Una cosa dovrebbe essere certa. Il piano di acquisti della Banca centrale europea è finalizzato al supporto della ripresa. Ma ora è fondamentale l’apporto di politica e imprenditori.
I secondi devono investire, i primi devono premere sull’acceleratore facendo nuove riforme.
Questa è l’idea del governatore di Banca d’Italia, Ignazio Visco, il quale si muove sulla falsariga del numero uno della Bce, Mario Draghi, e intervenendo a un convegno all’Accademia nazionale dei Lincei ripete che da sola la Banca centrale europea non è in grado di trascinare il Vecchio continente fuori dal guado della stagnazione. Così Visco:
Il programma Bce di acquisti dei titoli pubblici migliora il contesto macro, riduce l’ incertezza e sostiene la fiducia ma è destinato per sua natura a smorzarsi quando avrà raggiunto l’obiettivo sui prezzi. Dunque, questo è il momento di intervenire strutturalmente sul potenziale si crescita dell’economia, anche perché nonostante i rischi il contesto macroeconomico è in miglioramento. La variabile “decisiva” per il ritorno a una crescita stabile sono gli investimenti privati e in infrastrutture prosegue il governatore secondo cui il piano Juncker può dare un contributo di rilievo, ma saranno soprattutto le imprese a dover agire. In questo senso il deprezzamento del cambio può tramutarsi da impulso temporaneo a spinta permanente all’economia se prelude a un guadagno di competitività, a un più basso tasso di cambio reale al di la del breve periodo.

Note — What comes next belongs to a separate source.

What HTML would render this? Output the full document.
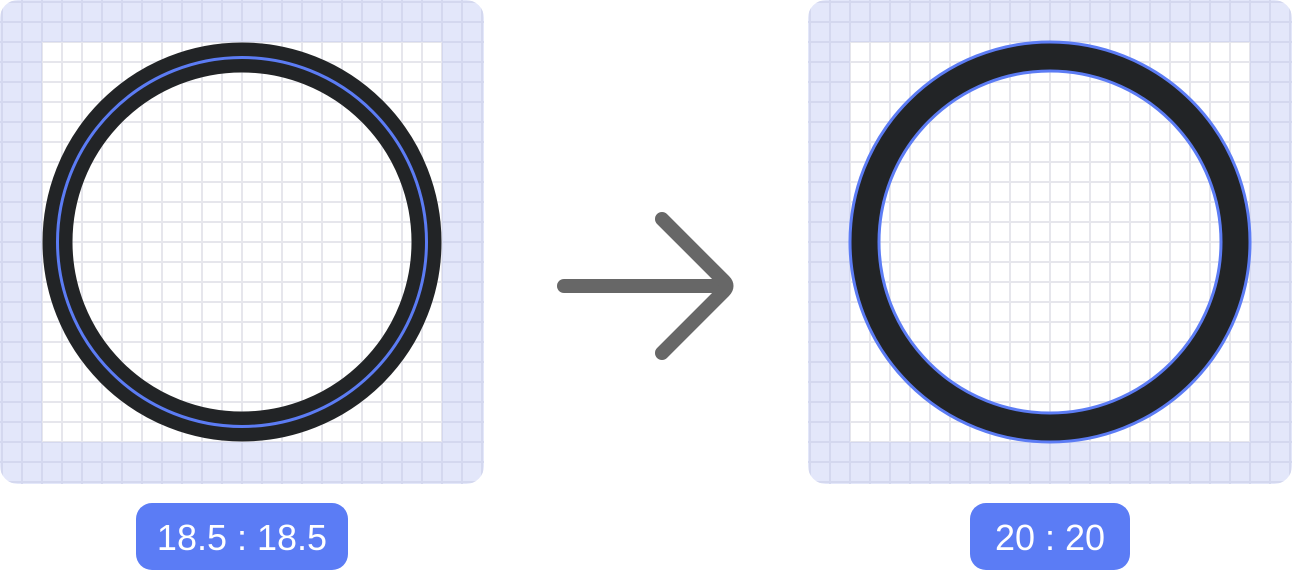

Il Governatore ha dunque ricordato come l’uscita della lira dallo Sme – il sistema monetario europeo che teneva le valute ancorate all’interno di una banda di oscillazione – negli anni Novanta supportò l’economia, ma non venne usato per ristrutturare l’apparato produttivo portando poi l’Italia a entrare nell’euro con questo svantaggio. Quanto al governo, Bankitalia ribadisce come il contributo che le politiche pubbliche possono dare per sostenere un sistema produttivo complessivamente ancora in forte affanno è soprattutto nella qualità dei “servizi offerti dagli apparati pubblici.